┌─ DATA LINES

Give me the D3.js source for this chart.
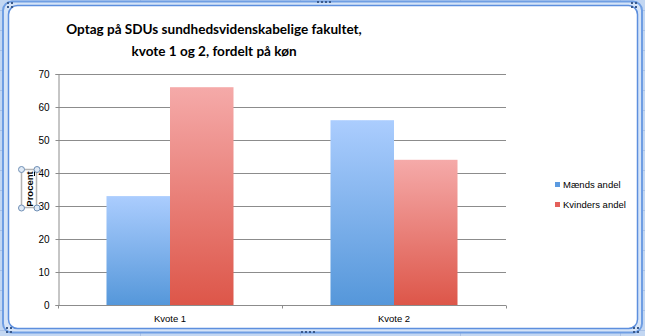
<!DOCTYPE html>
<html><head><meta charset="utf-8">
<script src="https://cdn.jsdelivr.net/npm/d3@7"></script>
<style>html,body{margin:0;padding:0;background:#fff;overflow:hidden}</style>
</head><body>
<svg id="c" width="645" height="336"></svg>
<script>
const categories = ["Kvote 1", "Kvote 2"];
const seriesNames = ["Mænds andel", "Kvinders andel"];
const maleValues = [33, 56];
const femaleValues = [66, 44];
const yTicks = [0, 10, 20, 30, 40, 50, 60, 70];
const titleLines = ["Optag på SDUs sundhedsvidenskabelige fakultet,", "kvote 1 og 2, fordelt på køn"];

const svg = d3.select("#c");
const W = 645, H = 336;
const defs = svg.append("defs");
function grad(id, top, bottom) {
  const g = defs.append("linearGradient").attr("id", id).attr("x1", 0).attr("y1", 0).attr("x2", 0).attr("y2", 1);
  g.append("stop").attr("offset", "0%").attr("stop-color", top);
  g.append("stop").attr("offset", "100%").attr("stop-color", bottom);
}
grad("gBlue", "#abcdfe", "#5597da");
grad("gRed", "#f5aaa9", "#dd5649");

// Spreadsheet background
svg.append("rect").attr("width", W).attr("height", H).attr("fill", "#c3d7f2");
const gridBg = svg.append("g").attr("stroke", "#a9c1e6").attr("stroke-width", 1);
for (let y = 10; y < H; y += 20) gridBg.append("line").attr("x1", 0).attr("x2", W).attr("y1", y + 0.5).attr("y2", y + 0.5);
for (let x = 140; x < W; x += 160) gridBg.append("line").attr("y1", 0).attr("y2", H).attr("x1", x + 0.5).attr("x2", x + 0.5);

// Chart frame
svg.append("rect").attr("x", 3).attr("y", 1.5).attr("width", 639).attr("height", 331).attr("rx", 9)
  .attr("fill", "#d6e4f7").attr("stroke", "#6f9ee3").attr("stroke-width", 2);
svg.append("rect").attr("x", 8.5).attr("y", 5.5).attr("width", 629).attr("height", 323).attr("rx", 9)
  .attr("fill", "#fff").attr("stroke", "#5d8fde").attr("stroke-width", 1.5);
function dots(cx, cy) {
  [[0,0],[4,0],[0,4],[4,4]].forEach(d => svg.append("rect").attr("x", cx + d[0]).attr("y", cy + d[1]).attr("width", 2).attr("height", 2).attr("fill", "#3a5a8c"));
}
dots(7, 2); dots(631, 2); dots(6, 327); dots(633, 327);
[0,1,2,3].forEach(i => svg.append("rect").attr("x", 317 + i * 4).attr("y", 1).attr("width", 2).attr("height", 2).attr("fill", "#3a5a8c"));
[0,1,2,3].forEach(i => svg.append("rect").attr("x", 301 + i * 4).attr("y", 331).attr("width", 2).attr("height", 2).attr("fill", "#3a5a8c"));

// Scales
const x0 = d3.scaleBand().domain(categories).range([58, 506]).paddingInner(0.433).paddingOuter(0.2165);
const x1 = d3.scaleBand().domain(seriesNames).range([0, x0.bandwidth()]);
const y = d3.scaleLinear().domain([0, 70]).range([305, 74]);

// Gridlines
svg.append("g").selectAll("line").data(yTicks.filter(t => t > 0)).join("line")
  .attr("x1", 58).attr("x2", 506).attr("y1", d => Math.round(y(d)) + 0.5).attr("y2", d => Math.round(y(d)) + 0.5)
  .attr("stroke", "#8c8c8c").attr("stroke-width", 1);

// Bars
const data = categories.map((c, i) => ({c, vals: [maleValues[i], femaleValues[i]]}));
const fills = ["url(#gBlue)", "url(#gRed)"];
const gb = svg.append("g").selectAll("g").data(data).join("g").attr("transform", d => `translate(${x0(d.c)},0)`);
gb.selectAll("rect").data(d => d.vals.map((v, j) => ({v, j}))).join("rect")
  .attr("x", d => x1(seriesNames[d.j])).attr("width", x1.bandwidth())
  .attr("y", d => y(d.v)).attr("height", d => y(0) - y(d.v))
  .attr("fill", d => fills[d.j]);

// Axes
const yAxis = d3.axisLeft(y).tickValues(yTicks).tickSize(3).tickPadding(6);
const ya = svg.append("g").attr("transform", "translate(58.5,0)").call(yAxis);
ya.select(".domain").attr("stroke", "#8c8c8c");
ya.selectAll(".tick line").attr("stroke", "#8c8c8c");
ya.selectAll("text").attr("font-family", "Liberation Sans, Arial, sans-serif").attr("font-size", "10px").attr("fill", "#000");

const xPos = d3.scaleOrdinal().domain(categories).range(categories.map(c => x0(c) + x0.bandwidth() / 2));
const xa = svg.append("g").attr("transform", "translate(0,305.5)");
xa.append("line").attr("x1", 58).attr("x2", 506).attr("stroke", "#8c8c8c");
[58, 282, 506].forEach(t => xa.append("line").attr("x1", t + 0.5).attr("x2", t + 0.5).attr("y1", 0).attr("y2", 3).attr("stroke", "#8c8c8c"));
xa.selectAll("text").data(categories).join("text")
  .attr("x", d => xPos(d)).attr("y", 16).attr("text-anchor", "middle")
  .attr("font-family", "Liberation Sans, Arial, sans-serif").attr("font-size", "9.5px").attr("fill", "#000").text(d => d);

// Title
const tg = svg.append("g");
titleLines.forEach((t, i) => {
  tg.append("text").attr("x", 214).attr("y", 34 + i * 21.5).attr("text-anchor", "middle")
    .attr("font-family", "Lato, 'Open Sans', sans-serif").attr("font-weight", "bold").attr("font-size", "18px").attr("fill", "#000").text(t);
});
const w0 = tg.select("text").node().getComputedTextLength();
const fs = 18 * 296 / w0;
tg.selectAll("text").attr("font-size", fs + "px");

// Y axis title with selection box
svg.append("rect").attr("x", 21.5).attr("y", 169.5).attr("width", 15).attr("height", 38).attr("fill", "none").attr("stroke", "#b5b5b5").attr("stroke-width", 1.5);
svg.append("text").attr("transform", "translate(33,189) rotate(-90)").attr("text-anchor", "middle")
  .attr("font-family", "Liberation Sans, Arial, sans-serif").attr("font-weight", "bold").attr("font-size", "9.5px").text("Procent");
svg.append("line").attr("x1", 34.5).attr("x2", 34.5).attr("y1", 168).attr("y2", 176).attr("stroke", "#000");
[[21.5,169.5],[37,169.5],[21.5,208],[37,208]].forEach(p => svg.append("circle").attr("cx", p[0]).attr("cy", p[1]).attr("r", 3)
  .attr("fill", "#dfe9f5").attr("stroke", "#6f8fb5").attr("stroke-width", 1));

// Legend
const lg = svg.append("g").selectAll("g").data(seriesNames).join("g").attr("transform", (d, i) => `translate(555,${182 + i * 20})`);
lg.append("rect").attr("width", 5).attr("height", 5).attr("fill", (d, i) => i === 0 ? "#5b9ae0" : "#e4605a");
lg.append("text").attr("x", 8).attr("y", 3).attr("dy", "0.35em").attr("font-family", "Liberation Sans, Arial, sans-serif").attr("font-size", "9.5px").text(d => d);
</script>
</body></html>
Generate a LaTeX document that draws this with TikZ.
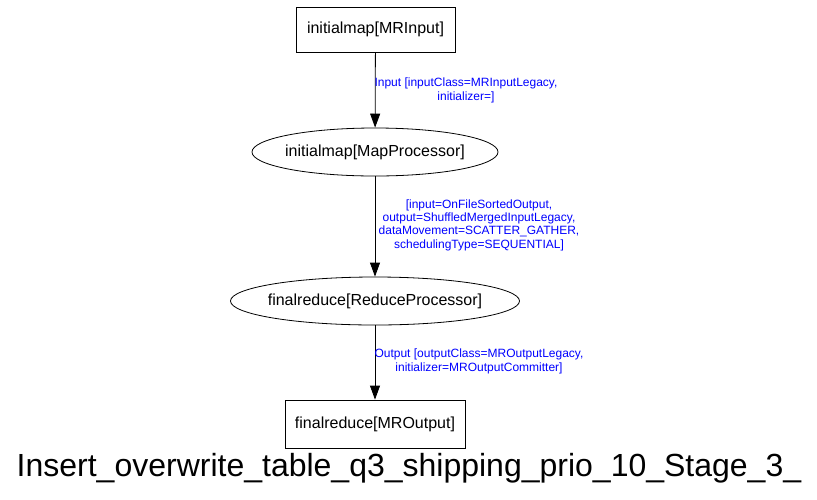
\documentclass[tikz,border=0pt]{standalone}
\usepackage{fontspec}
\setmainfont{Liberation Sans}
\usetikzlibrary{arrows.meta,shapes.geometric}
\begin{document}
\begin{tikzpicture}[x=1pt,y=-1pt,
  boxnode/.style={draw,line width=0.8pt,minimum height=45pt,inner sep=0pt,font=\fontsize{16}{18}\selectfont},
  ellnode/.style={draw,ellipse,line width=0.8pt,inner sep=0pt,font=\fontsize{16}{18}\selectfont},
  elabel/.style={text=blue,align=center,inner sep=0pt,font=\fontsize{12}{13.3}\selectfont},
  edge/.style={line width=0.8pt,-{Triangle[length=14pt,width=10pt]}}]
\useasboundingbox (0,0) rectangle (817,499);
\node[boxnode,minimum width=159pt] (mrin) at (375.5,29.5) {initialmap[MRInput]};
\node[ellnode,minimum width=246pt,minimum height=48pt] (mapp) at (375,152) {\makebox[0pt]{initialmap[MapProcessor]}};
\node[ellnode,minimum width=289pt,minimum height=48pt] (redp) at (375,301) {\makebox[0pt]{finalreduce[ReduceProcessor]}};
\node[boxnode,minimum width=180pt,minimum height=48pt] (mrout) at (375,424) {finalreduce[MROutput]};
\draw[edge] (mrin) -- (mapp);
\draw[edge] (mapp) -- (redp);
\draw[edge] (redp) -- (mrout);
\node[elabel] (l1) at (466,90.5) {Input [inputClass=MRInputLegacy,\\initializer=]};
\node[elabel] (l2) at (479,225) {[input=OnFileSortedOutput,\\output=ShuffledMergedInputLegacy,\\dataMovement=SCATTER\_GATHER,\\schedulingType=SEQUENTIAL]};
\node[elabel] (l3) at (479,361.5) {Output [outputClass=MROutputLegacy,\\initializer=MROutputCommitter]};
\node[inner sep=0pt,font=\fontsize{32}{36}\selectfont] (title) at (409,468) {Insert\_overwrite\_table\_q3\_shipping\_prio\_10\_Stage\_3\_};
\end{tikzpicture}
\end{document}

└─

YOUR TASK — Copy out exactly the lines between the line that contains "Generate a LaTeX" and the last line of the records, both ends included; leave out every picture.

EXERCISE ANSWER —
Generate a LaTeX document that draws this with TikZ.
\documentclass[tikz,border=0pt]{standalone}
\usepackage{fontspec}
\setmainfont{Liberation Sans}
\usetikzlibrary{arrows.meta,shapes.geometric}
\begin{document}
\begin{tikzpicture}[x=1pt,y=-1pt,
  boxnode/.style={draw,line width=0.8pt,minimum height=45pt,inner sep=0pt,font=\fontsize{16}{18}\selectfont},
  ellnode/.style={draw,ellipse,line width=0.8pt,inner sep=0pt,font=\fontsize{16}{18}\selectfont},
  elabel/.style={text=blue,align=center,inner sep=0pt,font=\fontsize{12}{13.3}\selectfont},
  edge/.style={line width=0.8pt,-{Triangle[length=14pt,width=10pt]}}]
\useasboundingbox (0,0) rectangle (817,499);
\node[boxnode,minimum width=159pt] (mrin) at (375.5,29.5) {initialmap[MRInput]};
\node[ellnode,minimum width=246pt,minimum height=48pt] (mapp) at (375,152) {\makebox[0pt]{initialmap[MapProcessor]}};
\node[ellnode,minimum width=289pt,minimum height=48pt] (redp) at (375,301) {\makebox[0pt]{finalreduce[ReduceProcessor]}};
\node[boxnode,minimum width=180pt,minimum height=48pt] (mrout) at (375,424) {finalreduce[MROutput]};
\draw[edge] (mrin) -- (mapp);
\draw[edge] (mapp) -- (redp);
\draw[edge] (redp) -- (mrout);
\node[elabel] (l1) at (466,90.5) {Input [inputClass=MRInputLegacy,\\initializer=]};
\node[elabel] (l2) at (479,225) {[input=OnFileSortedOutput,\\output=ShuffledMergedInputLegacy,\\dataMovement=SCATTER\_GATHER,\\schedulingType=SEQUENTIAL]};
\node[elabel] (l3) at (479,361.5) {Output [outputClass=MROutputLegacy,\\initializer=MROutputCommitter]};
\node[inner sep=0pt,font=\fontsize{32}{36}\selectfont] (title) at (409,468) {Insert\_overwrite\_table\_q3\_shipping\_prio\_10\_Stage\_3\_};
\end{tikzpicture}
\end{document}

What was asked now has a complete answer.